In what is being touted as an effort to diversify Australia’s livestock exports and penetrate the Southeast Asia region’s rapid growth, Australia’s agriculture minister, Barnaby Joyce, announced yesterday that 10,000 head of cattle have been approved for export to Cambodia.

“This government is serious about delivering greater market access for our agricultural producers, including cattle producers, many of whom are doing it tough at the moment because of drought,” Minister Joyce was quoted as saying in the statement.

Ben Hindle, CEO of the Northern Territory Live Exporters Association in Australia, said the private sector had been urging the government to open the trade lines for years.

“We have been pushing this idea for three years, with one key exporter doing a lot of work to start exporting to Cambodia,” Hindle said without revealing the name of the firm involved.

“I have 100 per cent confidence that the ESCAS protocol will be followed from point of sale to slaughter, all the way down the supply chain. Our concern is first and foremost the welfare of Australia’s animals.”

Australia’s ESCAS, or Exporter Supply Chain Assurance System, was introduced by Australia’s now ex-Labor government in 2012 following a ban on all live exports, which was prompted by reports of barbaric treatment of Australian animals in Indonesia in 2011.

Under the guidelines of ESCAS, which were recommended by the World Organization for Animal Health, exporters are required to provide traceable documents open to independent audit on all supply-chain operations, from paddock to slaughter.

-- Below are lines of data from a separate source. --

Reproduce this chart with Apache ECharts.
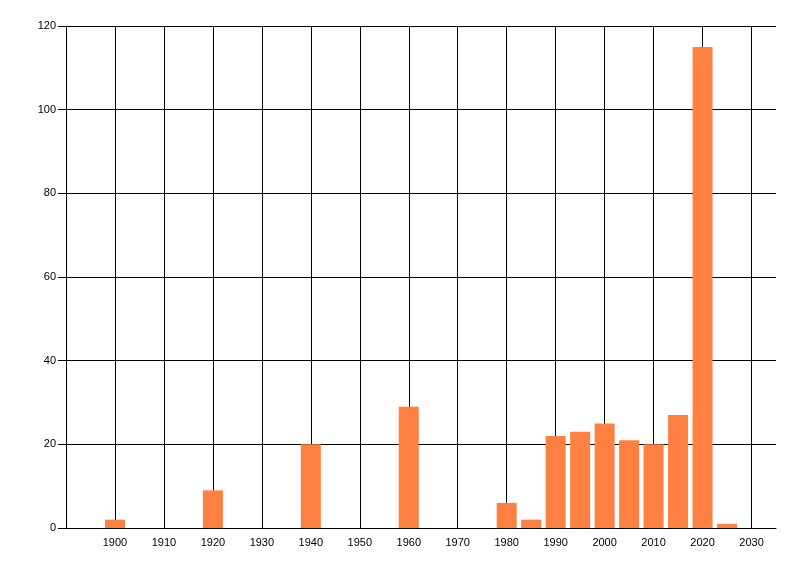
<!DOCTYPE html>
<html>
<head>
<meta charset="utf-8">
<script src="https://cdn.jsdelivr.net/npm/echarts@6/dist/echarts.min.js"></script>
<style>
  html, body { margin: 0; padding: 0; background: #fff; }
  #chart { width: 800px; height: 576px; }
</style>
</head>
<body>
<div id="chart"></div>
<script>
// data
const years = [1900, 1920, 1940, 1960, 1980, 1985, 1990, 1995, 2000, 2005, 2010, 2015, 2020, 2025];
const counts = [2, 9, 20, 29, 6, 2, 22, 23, 25, 21, 20, 27, 115, 1];
const gridYears = [1900, 1910, 1920, 1930, 1940, 1950, 1960, 1970, 1980, 1990, 2000, 2010, 2020, 2030];

const chart = echarts.init(document.getElementById("chart"));

const labelFont = { fontFamily: "Liberation Sans", fontSize: 11, color: "#000" };

chart.setOption({
  animation: false,
  grid: { left: 66, right: 24, top: 26, bottom: 48 },
  xAxis: {
    type: "value",
    min: 1890,
    max: 2035,
    interval: 10,
    axisLine: { show: true, lineStyle: { color: "#000", width: 1 } },
    axisTick: { show: false },
    splitLine: { show: false },
    axisLabel: Object.assign({
      showMinLabel: false,
      showMaxLabel: false,
      margin: 9,
      formatter: v => String(v)
    }, labelFont)
  },
  yAxis: {
    type: "value",
    min: 0,
    max: 120,
    interval: 20,
    axisLine: { show: true, lineStyle: { color: "#000", width: 1 } },
    axisTick: { show: true, length: 8, lineStyle: { color: "#000" } },
    splitLine: { show: true, lineStyle: { color: "#000", width: 1 } },
    axisLabel: Object.assign({ margin: 10 }, labelFont)
  },
  series: [
    {
      type: "bar",
      barWidth: 20,
      itemStyle: { color: "#FF8040" },
      data: years.map((y, i) => [y, counts[i]]),
      z: 3,
      markLine: {
        silent: true,
        symbol: "none",
        label: { show: false },
        lineStyle: { color: "#000", width: 1, type: "solid" },
        data: gridYears.map(y => ({ xAxis: y })),
        z: 1
      }
    }
  ]
});
</script>
</body>
</html>
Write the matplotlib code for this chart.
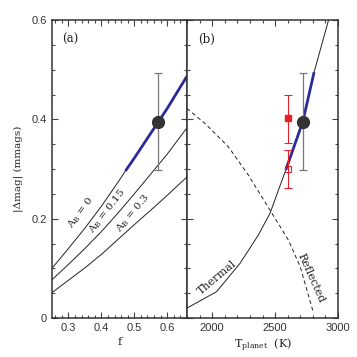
import matplotlib
matplotlib.use("Agg")
import matplotlib.pyplot as plt
from matplotlib.ticker import MultipleLocator, FixedLocator

# ---------------- data ----------------
# panel (a): |dmag| vs f for three Bond albedos
f_a0 = [0.25, 0.30, 0.35, 0.40, 0.45, 0.473, 0.50, 0.55, 0.572, 0.60, 0.66]
v_a0 = [0.100, 0.140, 0.181, 0.225, 0.273, 0.296, 0.322, 0.372, 0.394, 0.422, 0.487]
f_a15 = [0.25, 0.30, 0.35, 0.40, 0.45, 0.50, 0.56, 0.60, 0.66]
v_a15 = [0.077, 0.108, 0.140, 0.174, 0.211, 0.250, 0.298, 0.330, 0.383]
f_a3 = [0.25, 0.30, 0.35, 0.40, 0.45, 0.50, 0.56, 0.60, 0.66]
v_a3 = [0.051, 0.076, 0.101, 0.128, 0.158, 0.188, 0.223, 0.247, 0.284]
f_blue = [0.473, 0.50, 0.55, 0.572, 0.60, 0.66]
v_blue = [0.296, 0.322, 0.372, 0.394, 0.422, 0.487]
f_meas, v_meas, e_meas = 0.572, 0.395, 0.098
albedo_labels = ["0", "0.15", "0.3"]

# panel (b): |dmag| vs T_planet
T_therm = [1800, 1900, 2035, 2221, 2367, 2460, 2585, 2720, 2810, 2925]
v_therm = [0.020, 0.034, 0.053, 0.110, 0.167, 0.211, 0.298, 0.395, 0.495, 0.600]
T_blue = [2585, 2720, 2810]
v_blue_b = [0.298, 0.395, 0.495]
T_refl = [1800, 1950, 2128, 2287, 2460, 2606, 2700, 2806]
v_refl = [0.422, 0.390, 0.345, 0.288, 0.217, 0.157, 0.103, 0.0095]
T_meas = 2720
T_red = 2600
v_red_fill, e_red_fill_lo, e_red_fill_hi = 0.402, 0.049, 0.048
v_red_open, e_red_open_lo, e_red_open_hi = 0.299, 0.038, 0.039

plt.rcParams['mathtext.fontset'] = 'dejavuserif'
SERIF = 'DejaVu Serif'
SANS = 'Liberation Sans'
TXT = '#222222'
BLUE = '#2b2b9c'

fig = plt.figure(figsize=(3.57, 3.57), dpi=100)
ax1 = fig.add_axes([52/357, 39/357, 135/357, 298/357])
ax2 = fig.add_axes([187/357, 39/357, 151/357, 298/357])

for ax in (ax1, ax2):
    for s in ax.spines.values():
        s.set_linewidth(1.1)
        s.set_color('#333333')
    ax.tick_params(which='both', direction='in', top=True, right=True,
                   color='#444444', labelsize=8, labelcolor='#333333', width=0.8)
    ax.tick_params(which='major', length=4.5)
    ax.tick_params(which='minor', length=2.2)
    ax.set_ylim(0, 0.6)
    ax.yaxis.set_major_locator(FixedLocator([0, 0.2, 0.4, 0.6]))
    ax.yaxis.set_minor_locator(MultipleLocator(0.05))

# ---- panel (a)
ax1.set_xlim(0.25, 0.66)
ax1.xaxis.set_major_locator(FixedLocator([0.3, 0.4, 0.5, 0.6]))
ax1.xaxis.set_minor_locator(MultipleLocator(0.02))
ax1.set_xticklabels(['0.3', '0.4', '0.5', '0.6'], fontfamily=SANS)
ax1.set_yticklabels(['0', '0.2', '0.4', '0.6'], fontfamily=SANS)
ax1.plot(f_a0, v_a0, color='#222222', lw=0.7)
ax1.plot(f_a15, v_a15, color='#222222', lw=0.7)
ax1.plot(f_a3, v_a3, color='#222222', lw=0.7)
ax1.plot(f_blue, v_blue, color=BLUE, lw=2.0, solid_capstyle='butt')
ax1.errorbar([f_meas], [v_meas], yerr=[e_meas], fmt='o', color='#333333',
             ms=8.5, ecolor='#777777', elinewidth=0.9, capsize=3, capthick=0.9)
ax1.text(0.133, 0.935, '(a)', transform=ax1.transAxes, ha='center', va='center',
         fontsize=8.5, fontfamily=SERIF, color=TXT)
lab_pos = [(0.338, 0.212, 53), (0.418, 0.214, 52), (0.497, 0.211, 50)]
for (x, y, r), a in zip(lab_pos, albedo_labels):
    ax1.text(x, y, r'A$_{\rm B}$ = ' + a, rotation=r, ha='center', va='center',
             fontsize=7.5, fontfamily=SERIF, color=TXT, rotation_mode='anchor')
ax1.set_xlabel('f', fontfamily=SERIF, fontsize=8, color=TXT, labelpad=3)
ax1.set_ylabel('|Δmag| (mmags)', fontfamily=SERIF, fontsize=7.5, color=TXT, labelpad=6)

# ---- panel (b)
ax2.set_xlim(1800, 3000)
ax2.xaxis.set_major_locator(FixedLocator([2000, 2500, 3000]))
ax2.xaxis.set_minor_locator(MultipleLocator(100))
ax2.set_xticklabels(['2000', '2500', '3000'], fontfamily=SANS)
ax2.tick_params(axis='y', labelleft=False)
ax2.plot(T_therm, v_therm, color='#222222', lw=0.7)
ax2.plot(T_refl, v_refl, color='#222222', lw=0.7, ls=(0, (4, 3)))
ax2.plot(T_blue, v_blue_b, color=BLUE, lw=2.0, solid_capstyle='butt')
ax2.errorbar([T_red], [v_red_fill], yerr=[[e_red_fill_lo], [e_red_fill_hi]], fmt='s',
             color='#e8202a', ms=4, elinewidth=0.8, capsize=3, capthick=0.8)
ax2.errorbar([T_red], [v_red_open], yerr=[[e_red_open_lo], [e_red_open_hi]], fmt='s',
             color='#e8202a', mfc='none', ms=5, mew=0.8, elinewidth=0.8, capsize=3, capthick=0.8)
ax2.errorbar([T_meas], [v_meas], yerr=[e_meas], fmt='o', color='#333333',
             ms=8.5, ecolor='#777777', elinewidth=0.9, capsize=3, capthick=0.9)
ax2.text(0.13, 0.935, '(b)', transform=ax2.transAxes, ha='center', va='center',
         fontsize=8.5, fontfamily=SERIF, color=TXT)
ax2.text(2035, 0.082, 'Thermal', rotation=40, ha='center', va='center',
         fontsize=8, fontfamily=SERIF, color=TXT, rotation_mode='anchor')
ax2.text(2782, 0.080, 'Reflected', rotation=-66, ha='center', va='center',
         fontsize=8, fontfamily=SERIF, color=TXT, rotation_mode='anchor')
ax2.set_xlabel(r'T$_{\rm planet}$  (K)', fontfamily=SERIF, fontsize=8, color=TXT, labelpad=3)

fig.savefig('out.png', dpi=100)
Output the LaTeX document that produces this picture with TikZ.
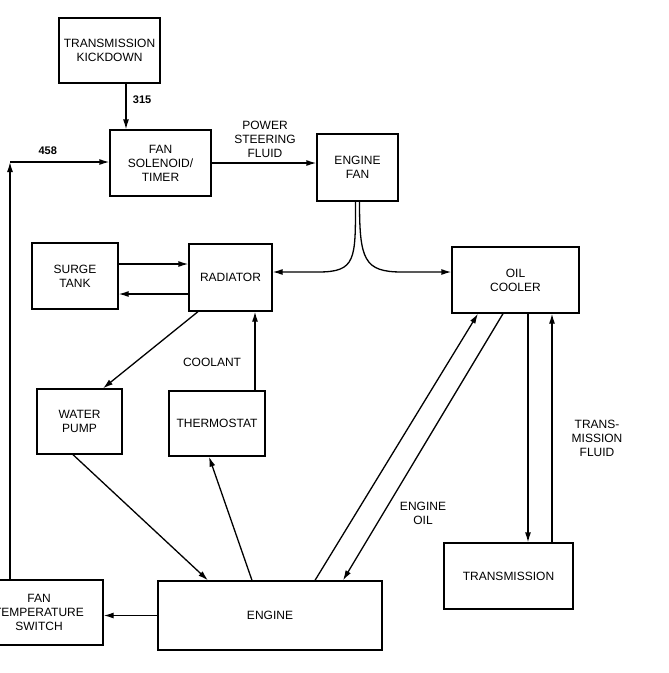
\documentclass[tikz,border=0pt]{standalone}
\usepackage{fontspec}
\setsansfont{Liberation Sans}
\usetikzlibrary{arrows.meta,positioning,calc}

\begin{document}
\begin{tikzpicture}[x=1pt, y=-1pt,
    box/.style={rectangle, draw, line width=1.3pt, align=center, inner sep=2pt,
                font=\sffamily\fontsize{12}{14}\selectfont},
    lbl/.style={align=center, font=\sffamily\fontsize{12}{14}\selectfont},
    num/.style={font=\sffamily\bfseries\fontsize{11}{13}\selectfont},
    arr/.style={-{Latex[length=10pt,width=6pt]}, line width=1.3pt}
]
  \useasboundingbox (0,0) rectangle (669,673);

  \node[box, minimum width=101pt, minimum height=65pt] (kick)   at (109.5,50.5) {TRANSMISSION\\KICKDOWN};
  \node[box, minimum width=101pt, minimum height=66pt] (sol)    at (160.5,163)  {FAN\\SOLENOID/\\TIMER};
  \node[box, minimum width=81pt,  minimum height=67pt] (fan)    at (357.5,167.5) {ENGINE\\FAN};
  \node[box, minimum width=86pt,  minimum height=66pt] (surge)  at (75,276)     {SURGE\\TANK};
  \node[box, minimum width=83pt,  minimum height=67pt] (rad)    at (230.5,277.5) {RADIATOR};
  \node[box, minimum width=127pt, minimum height=66pt] (cooler) at (515.5,280)  {OIL\\COOLER};
  \node[box, minimum width=85pt,  minimum height=65pt] (pump)   at (79.5,421.5) {WATER\\PUMP};
  \node[box, minimum width=96pt,  minimum height=65pt] (thermo) at (217,423.5)  {THERMOSTAT};
  \node[box, minimum width=129pt, minimum height=66pt] (trans)  at (508.5,576)  {TRANSMISSION};
  \node[box, minimum width=224pt, minimum height=69pt] (engine) at (270,615.5)  {ENGINE};
  \node[box, minimum width=128pt, minimum height=65pt] (fts)    at (39,612.5)   {FAN\\TEMPERATURE\\SWITCH};

  \coordinate (corner) at (10,162);

  \draw[arr] ([xshift=16.5pt]kick.south) -- node[num, right=3pt, pos=0.35] {315} ([xshift=16.5pt]kick.south |- sol.north);
  \draw[arr] (sol.east) -- (sol.east -| fan.west);
  \node[lbl] (psf) at (265,139) {POWER\\STEERING\\FLUID};
  \draw[arr] (fts.north -| corner) -- (corner);
  \draw[arr] (corner) -- node[num, above=3pt, pos=0.38] {458} (corner -| sol.west);

  \draw[arr] ([xshift=-2pt]fan.south) .. controls +(0,58) and +(38,0) .. (318,272) -- ([yshift=5.5pt]rad.east);
  \draw[arr] ([xshift=2pt]fan.south) .. controls +(0,58) and +(-38,0) .. (402,272) -- ([yshift=8pt]cooler.west);

  \draw[arr] ([yshift=12pt]surge.east) -- ([yshift=12pt]surge.east -| rad.west);
  \draw[arr] ([yshift=-18pt]surge.east -| rad.west) -- ([yshift=-18pt]surge.east);
  \draw[arr] ([xshift=-32.5pt]rad.south) -- ([xshift=23.5pt]pump.north);
  \draw[arr] ([xshift=38pt]thermo.north) -- node[lbl, pos=0.36, left=10pt] {COOLANT} ([xshift=38pt]thermo.north |- rad.south);
  \draw[arr] ([xshift=-6.5pt]pump.south) -- ([xshift=-62pt]engine.north);
  \draw[arr] ([xshift=-18pt]engine.north) -- ([xshift=-8pt]thermo.south);

  \draw[arr] ([xshift=45pt]engine.north) -- ([xshift=-37.5pt]cooler.south);
  \draw[arr] ([xshift=-12.5pt]cooler.south) -- ([xshift=73pt]engine.north);
  \node[lbl] (eoil) at (423,513) {ENGINE\\OIL};

  \draw[arr] ([xshift=12.5pt]cooler.south) -- ([xshift=12.5pt]cooler.south |- trans.north);
  \draw[arr] ([xshift=36.5pt]cooler.south |- trans.north) -- ([xshift=36.5pt]cooler.south);
  \node[lbl] (tfl) at (597,438) {TRANS-\\MISSION\\FLUID};

  \draw[arr] (engine.west) -- (engine.west -| fts.east);
\end{tikzpicture}
\end{document}
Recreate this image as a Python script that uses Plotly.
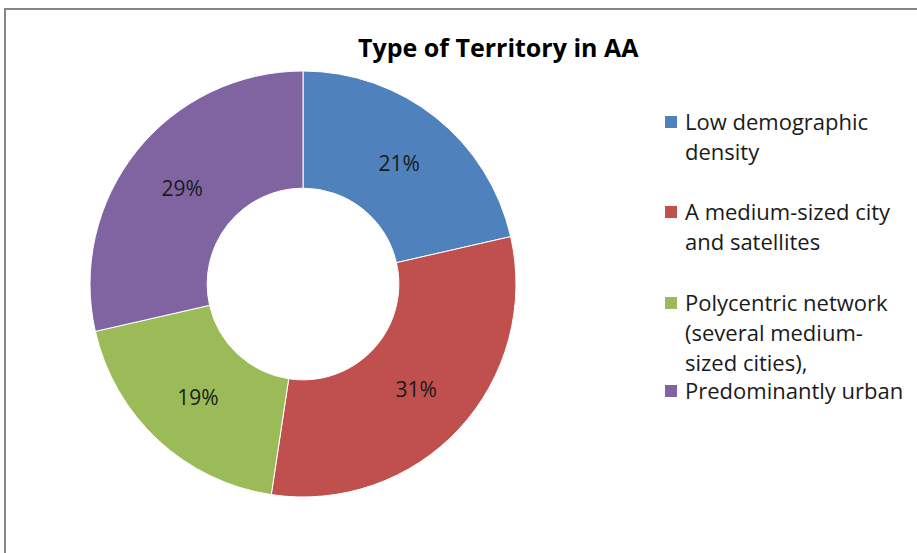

Slaughterhouse and export facilities found to be unsanitary; causing undue stress or excitation; hampering animals’ natural behaviours; or involving tripping, throwing, dropping or treating the animals inhumanely will be subject to corrective action, according Australia’s ESCAS.

But Cambodia’s slaughterhouses are a far cry from being up-to-standard.

In August last year, the Post reported the gruesome details of Cambodia’s rudimentary slaughterhouses, which are more recognisable as simple tin-roof structures with no walls and cold cement floors. There, in the middle of the night, pigs are left to wait only metres from hanging carcasses before being coaxed, beaten and eventually stabbed quickly in the throat and bled out.

Mong Reththy, among Cambodia’s biggest agricultural tycoons, with pig farming and rubber and mango plantation operations, said Cambodia does not have one cow, pig or even chicken slaughter facility up to international standards and that the killing of animals remains a manual procedure.

“Who is the Australian government exporting to?”

“Now our animal slaughter is done only by hand. The word standard implies a basic need for modern factories to kill animals in the highest possible quality. There is no such standard animal slaughter in Cambodia,” Reththy told the Post. “If they are planning on exporting their cows here, they need to build animal slaughter facilities too.”

Sen Sovann, deputy director general of Cambodia’s Ministry of Agriculture Fisheries and Forestry declined to comment on how many up-to-standard livestock facilities were operational in the Kingdom.

“[But] we welcome the proposal and the open discussion between the two governments about the details of the protocols and what we need to have and do to meet them,” he said.

Despite the strict demands Australia is reportedly imposing on Cambodia’s livestock trade industry, Lisa Chalk, spokeswoman for Animals Australia, called for the Australian and Cambodian governments to reconsider the deal, or to first ensure proper abattoir facilities are built.

“It doesn’t make ethical or economic sense to put live animals through the risks and stress of long distance sea transport only to be slaughtered when they arrive in destination countries,” she explained.

“We would urge the Cambodian government to import Australian meat as an alternative to live animals. Slaughterhouses in Australia operate under strict guidelines including hygiene requirements that would undoubtedly meet Cambodian requirements.”